Ministers are not acting with “a meaningful sense of purpose or urgency” in the face of a growing cyber threat to the UK’s critical national infrastructure (CNI), a parliamentary committee has warned.
The joint committee on national security strategy said at a time when states such as Russia were expanding their capability to mount disruptive cyber-attacks, the UK’s level of ministerial oversight was “wholly inadequate”.
It urged Theresa May to appoint a cybersecurity minister in cabinet to take charge of the efforts to build national resilience.
The committee, made up of senior MPs and peers, also called on the government to prioritise continued information-sharing and collaboration on cyber-attacks with the EU during the Brexit talks.
Mick Bradley, VP EMEA at Arcserve said that the UK government must be prepared and quick to tackle commercial and state sponsored cybercrime.
“An increased focus on cyber security is a step in the right direction.

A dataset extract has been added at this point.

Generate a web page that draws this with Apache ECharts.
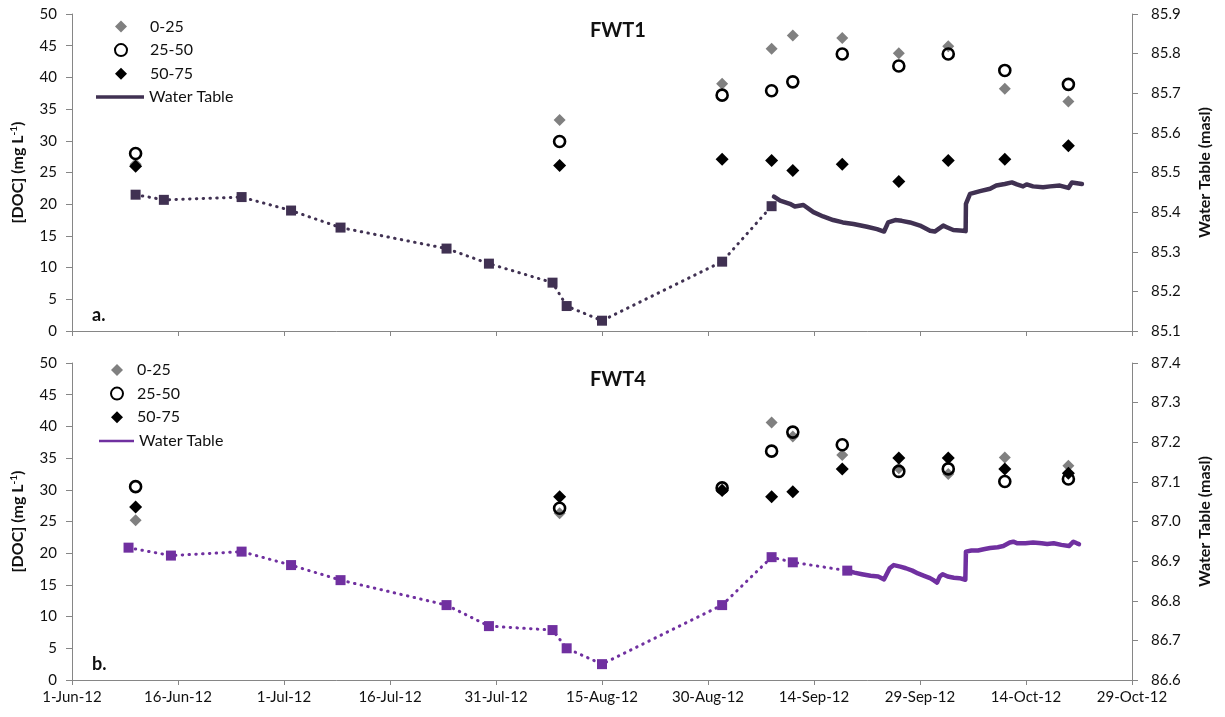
<!DOCTYPE html>
<html>
<head>
<meta charset="utf-8">
<script src="https://cdn.jsdelivr.net/npm/echarts@6/dist/echarts.min.js"></script>
<style>
  html, body { margin: 0; padding: 0; background: #ffffff; }
  #chart { width: 1225px; height: 717px; }
</style>
</head>
<body>
<div id="chart"></div>
<script>
// ---- Sampling dates for dissolved organic carbon (both wells) ----
const docDates = ['2012-06-10', '2012-08-09', '2012-09-01', '2012-09-08', '2012-09-11',
                  '2012-09-18', '2012-09-26', '2012-10-03', '2012-10-11', '2012-10-20'];

// FWT1 [DOC] (mg/L) by depth interval (cm)
const fwt1Doc0to25  = [26.3, 33.3, 39.0, 44.5, 46.6, 46.2, 43.8, 44.9, 38.2, 36.2];
const fwt1Doc25to50 = [28.0, 29.9, 37.2, 37.9, 39.3, 43.7, 41.8, 43.7, 41.1, 38.9];
const fwt1Doc50to75 = [26.0, 26.1, 27.1, 26.9, 25.3, 26.3, 23.6, 26.9, 27.1, 29.2];

// FWT4 [DOC] (mg/L) by depth interval (cm)
const fwt4Doc0to25  = [25.2, 26.3, 30.1, 40.6, 38.4, 35.5, 33.4, 32.5, 35.1, 33.8];
const fwt4Doc25to50 = [30.5, 27.1, 30.3, 36.1, 39.1, 37.1, 32.9, 33.3, 31.3, 31.7];
const fwt4Doc50to75 = [27.3, 28.9, 29.9, 28.9, 29.7, 33.3, 35.0, 35.0, 33.3, 32.6];

// ---- Manual water table readings (masl) ----
const fwt1ManualDates = ['2012-06-10', '2012-06-14', '2012-06-25', '2012-07-02', '2012-07-09', '2012-07-24',
                         '2012-07-30', '2012-08-08', '2012-08-10', '2012-08-15', '2012-09-01', '2012-09-08'];
const fwt1ManualLevels = [85.444, 85.431, 85.438, 85.404, 85.361, 85.308,
                          85.270, 85.222, 85.163, 85.126, 85.275, 85.415];

const fwt4ManualDates = ['2012-06-09', '2012-06-15', '2012-06-25', '2012-07-02', '2012-07-09', '2012-07-24',
                         '2012-07-30', '2012-08-08', '2012-08-10', '2012-08-15', '2012-09-01', '2012-09-08',
                         '2012-09-11', '2012-09-18 17:00'];
const fwt4ManualLevels = [86.934, 86.914, 86.924, 86.890, 86.852, 86.789,
                          86.736, 86.726, 86.680, 86.640, 86.789, 86.910,
                          86.897, 86.876];

// ---- Pressure logger water table (masl) ----
const fwt1LoggerTimes = ['2012-09-08 08:00', '2012-09-09 05:00', '2012-09-10 14:00', '2012-09-11 07:00', '2012-09-12 12:00',
  '2012-09-13 22:00', '2012-09-15 07:00', '2012-09-16 17:00', '2012-09-18 02:00', '2012-09-19 14:00', '2012-09-21 12:00',
  '2012-09-22 22:00', '2012-09-23 22:00', '2012-09-24 12:00', '2012-09-25 12:00', '2012-09-26 10:00', '2012-09-27 14:00',
  '2012-09-29 00:00', '2012-09-30 10:00', '2012-10-01 02:00', '2012-10-02 07:00', '2012-10-02 19:00', '2012-10-03 17:00',
  '2012-10-05 02:00', '2012-10-05 11:00', '2012-10-05 12:00', '2012-10-06 02:00', '2012-10-07 12:00', '2012-10-08 22:00',
  '2012-10-09 19:00', '2012-10-11 00:00', '2012-10-12 00:00', '2012-10-12 17:00', '2012-10-13 14:00', '2012-10-14 02:00',
  '2012-10-15 00:00', '2012-10-16 10:00', '2012-10-17 10:00', '2012-10-18 19:00', '2012-10-20 00:00', '2012-10-20 12:00',
  '2012-10-21 05:00', '2012-10-21 22:00'];
const fwt1LoggerLevels = [85.439, 85.429, 85.421, 85.414, 85.418,
  85.400, 85.389, 85.380, 85.374, 85.370, 85.363,
  85.357, 85.351, 85.374, 85.380, 85.378, 85.374,
  85.366, 85.353, 85.351, 85.366, 85.362, 85.355,
  85.353, 85.352, 85.421, 85.446, 85.453, 85.459,
  85.467, 85.471, 85.475, 85.470, 85.465, 85.470,
  85.465, 85.463, 85.465, 85.467, 85.461, 85.475,
  85.473, 85.471];

const fwt4LoggerTimes = ['2012-09-18 17:00', '2012-09-19 17:00', '2012-09-20 19:00', '2012-09-22 00:00', '2012-09-23 02:00',
  '2012-09-23 22:00', '2012-09-24 17:00', '2012-09-25 07:00', '2012-09-26 05:00', '2012-09-27 00:00', '2012-09-27 22:00',
  '2012-09-28 17:00', '2012-09-29 14:00', '2012-09-30 10:00', '2012-10-01 00:00', '2012-10-01 10:00', '2012-10-01 19:00',
  '2012-10-02 05:00', '2012-10-02 22:00', '2012-10-03 19:00', '2012-10-04 14:00', '2012-10-05 10:00', '2012-10-05 12:00',
  '2012-10-06 07:00', '2012-10-07 05:00', '2012-10-08 00:00', '2012-10-08 22:00', '2012-10-10 00:00', '2012-10-10 19:00',
  '2012-10-11 17:00', '2012-10-12 05:00', '2012-10-12 19:00', '2012-10-13 22:00', '2012-10-15 00:00', '2012-10-16 05:00',
  '2012-10-17 00:00', '2012-10-17 22:00', '2012-10-19 00:00', '2012-10-20 02:00', '2012-10-20 17:00', '2012-10-21 05:00',
  '2012-10-21 12:00'];
const fwt4LoggerLevels = [86.876, 86.871, 86.867, 86.863, 86.861,
  86.854, 86.882, 86.890, 86.886, 86.882, 86.876,
  86.869, 86.863, 86.857, 86.851, 86.846, 86.861,
  86.867, 86.861, 86.858, 86.857, 86.853, 86.924,
  86.927, 86.927, 86.930, 86.933, 86.935, 86.938,
  86.947, 86.949, 86.945, 86.945, 86.947, 86.945,
  86.943, 86.945, 86.941, 86.938, 86.949, 86.945,
  86.943];

// ---- Axis tick labels ----
const dateTickLabels = ['1-Jun-12', '16-Jun-12', '1-Jul-12', '16-Jul-12', '31-Jul-12', '15-Aug-12',
                        '30-Aug-12', '14-Sep-12', '29-Sep-12', '14-Oct-12', '29-Oct-12'];

// Days elapsed since 1 June 2012 (x axis runs 0..150 days)
const SEASON_START = Date.UTC(2012, 5, 1);
function dayOfSeason(s) {
  const parts = s.split(' ');
  const ymd = parts[0].split('-').map(Number);
  const hour = parts[1] ? Number(parts[1].split(':')[0]) : 0;
  return (Date.UTC(ymd[0], ymd[1] - 1, ymd[2], hour) - SEASON_START) / 86400000;
}
function pairs(dates, values) {
  return dates.map((d, i) => [dayOfSeason(d), values[i]]);
}

const FONT = 'Lato, "Open Sans", sans-serif';
const AXIS_GREY = '#868686';
const TEXT = '#111111';
const PANEL = [
  { top: 14, color: '#403152', levelMin: 85.1, levelMax: 85.9, title: 'FWT1', tag: 'a.',
    d0: fwt1Doc0to25, d1: fwt1Doc25to50, d2: fwt1Doc50to75,
    mDates: fwt1ManualDates, mLevels: fwt1ManualLevels, lTimes: fwt1LoggerTimes, lLevels: fwt1LoggerLevels,
    markerLeft: 114, markerTop: 18.5, textPad: 18, lineLeft: 96, lineTop: 89, lineW: 48 },
  { top: 363, color: '#7030a0', levelMin: 86.6, levelMax: 87.4, title: 'FWT4', tag: 'b.',
    d0: fwt4Doc0to25, d1: fwt4Doc25to50, d2: fwt4Doc50to75,
    mDates: fwt4ManualDates, mLevels: fwt4ManualLevels, lTimes: fwt4LoggerTimes, lLevels: fwt4LoggerLevels,
    markerLeft: 110, markerTop: 362, textPad: 9, lineLeft: 99, lineTop: 433, lineW: 35 }
];
const GRID_LEFT = 72, GRID_WIDTH = 1060, GRID_HEIGHT = 317;

const grids = [], xAxes = [], yAxes = [], series = [], legends = [], texts = [];

PANEL.forEach((p, k) => {
  grids.push({ left: GRID_LEFT, top: p.top, width: GRID_WIDTH, height: GRID_HEIGHT,
               containLabel: false, outerBoundsMode: 'none' });

  xAxes.push({
    gridIndex: k, type: 'value', min: 0, max: 150, interval: 15,
    axisLine: { show: true, onZero: false, lineStyle: { color: AXIS_GREY, width: 1 } },
    axisTick: { show: true, length: 5, lineStyle: { color: AXIS_GREY } },
    splitLine: { show: false },
    axisLabel: {
      show: k === 1, margin: 10, color: TEXT, fontFamily: FONT, fontSize: 15,
      hideOverlap: false, showMinLabel: true, showMaxLabel: true,
      formatter: v => dateTickLabels[Math.round(v / 15)] || ''
    }
  });

  yAxes.push({
    gridIndex: k, type: 'value', position: 'left', min: 0, max: 50, interval: 5,
    axisLine: { show: true, lineStyle: { color: AXIS_GREY, width: 1 } },
    axisTick: { show: true, length: 6, lineStyle: { color: AXIS_GREY } },
    splitLine: { show: false },
    axisLabel: { margin: 15, color: TEXT, fontFamily: FONT, fontSize: 15, showMinLabel: true, showMaxLabel: true },
    name: '[DOC] (mg L{sup|-1})', nameLocation: 'middle', nameRotate: 90, nameGap: 45, nameMoveOverlap: false,
    nameTextStyle: {
      color: TEXT, fontFamily: FONT, fontSize: 16, fontWeight: 'bold',
      rich: { sup: { color: TEXT, fontFamily: FONT, fontSize: 10, fontWeight: 'bold', verticalAlign: 'top', lineHeight: 18 } }
    }
  });

  yAxes.push({
    gridIndex: k, type: 'value', position: 'right', min: p.levelMin, max: p.levelMax, interval: 0.1,
    axisLine: { show: true, lineStyle: { color: AXIS_GREY, width: 1 } },
    axisTick: { show: true, length: 6, lineStyle: { color: AXIS_GREY } },
    splitLine: { show: false },
    axisLabel: { margin: 19, color: TEXT, fontFamily: FONT, fontSize: 15, showMinLabel: true, showMaxLabel: true,
                 formatter: v => v.toFixed(1) },
    name: 'Water Table (masl)', nameLocation: 'middle', nameRotate: 90, nameGap: 65, nameMoveOverlap: false,
    nameTextStyle: { color: TEXT, fontFamily: FONT, fontSize: 16, fontWeight: 'bold' }
  });

  const yDoc = 2 * k, yLevel = 2 * k + 1;

  series.push({
    name: '0-25', type: 'scatter', xAxisIndex: k, yAxisIndex: yDoc,
    symbol: 'diamond', symbolSize: 12, itemStyle: { color: '#808080', opacity: 1 },
    data: pairs(docDates, p.d0)
  });
  series.push({
    name: '25-50', type: 'scatter', xAxisIndex: k, yAxisIndex: yDoc,
    symbol: 'circle', symbolSize: 11,
    itemStyle: { color: 'rgba(0,0,0,0)', borderColor: '#000000', borderWidth: 2.6, opacity: 1 },
    data: pairs(docDates, p.d1)
  });
  series.push({
    name: '50-75', type: 'scatter', xAxisIndex: k, yAxisIndex: yDoc,
    symbol: 'diamond', symbolSize: 13, itemStyle: { color: '#000000', opacity: 1 },
    data: pairs(docDates, p.d2)
  });
  // continuous logger record
  series.push({
    name: 'Water Table', type: 'line', xAxisIndex: k, yAxisIndex: yLevel,
    symbol: 'none', smooth: false, color: p.color,
    lineStyle: { color: p.color, width: 4.5, join: 'round', cap: 'round' },
    itemStyle: { color: p.color },
    data: pairs(p.lTimes, p.lLevels)
  });
  // manual dip readings joined by a dotted line
  series.push({
    name: 'Water Table', type: 'line', xAxisIndex: k, yAxisIndex: yLevel,
    symbol: 'rect', symbolSize: 10, showSymbol: true, smooth: false, color: p.color,
    lineStyle: { color: p.color, width: 3, type: [0.5, 6.3], cap: 'round' },
    itemStyle: { color: p.color },
    data: pairs(p.mDates, p.mLevels)
  });

  // depth-interval markers
  legends.push({
    orient: 'vertical', left: p.markerLeft, top: p.markerTop, padding: 0,
    itemWidth: 12, itemHeight: 12, itemGap: 7.6, selectedMode: false,
    textStyle: { color: TEXT, fontFamily: FONT, fontSize: 16, lineHeight: 16, padding: [0, 0, 0, p.textPad] },
    data: ['0-25', '25-50', '50-75']
  });
  // water table line
  legends.push({
    orient: 'vertical', left: p.lineLeft, top: p.lineTop, padding: 0,
    itemWidth: p.lineW, itemHeight: 11, selectedMode: false,
    textStyle: { color: TEXT, fontFamily: FONT, fontSize: 16, lineHeight: 16 },
    data: [{ name: 'Water Table', icon: 'path://M0,0L48,0L48,3.6L0,3.6Z',
             itemStyle: { color: p.color, borderWidth: 0 } }]
  });

  texts.push({ type: 'text', left: 590, top: p.top + 7,
               style: { text: p.title, font: 'bold 20px ' + FONT, fill: TEXT } });
  texts.push({ type: 'text', left: 92, top: p.top + 292,
               style: { text: p.tag, font: 'bold 18px ' + FONT, fill: TEXT } });
});

const chart = echarts.init(document.getElementById('chart'), null, { renderer: 'canvas' });
chart.setOption({
  backgroundColor: '#ffffff',
  animation: false,
  grid: grids,
  xAxis: xAxes,
  yAxis: yAxes,
  legend: legends,
  series: series,
  graphic: texts
});
</script>
</body>
</html>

However, large investments into cyber security do not guarantee protection. Our research has shown that the cost of downtime when cyber-attacks or outages happen is a growing concern, as only one in four (26 percent) IT decision-makers feel extremely confident in their organisation’s ability to recover their data in time to avoid business or customer disruption. More than half (56 percent) of organisations don’t have a recovery plan in place and 70 percent of executives believe that cyber-attacks are a data security issue rather than a recovery one.
Bradley warned that the government must also place more of a focus on reducing, or even eliminating, the impacts that most cyber-attacks cause.
“By directing our efforts towards the ability to circumvent cybercrime, we’re taking a proactive, rather than reactive approach, that ultimately is the difference between data safety and paying a ransom. Most importantly, methods that focus on data availability enable the continuity and security of our national infrastructure against all forms of cyber threats,’ Bradley said.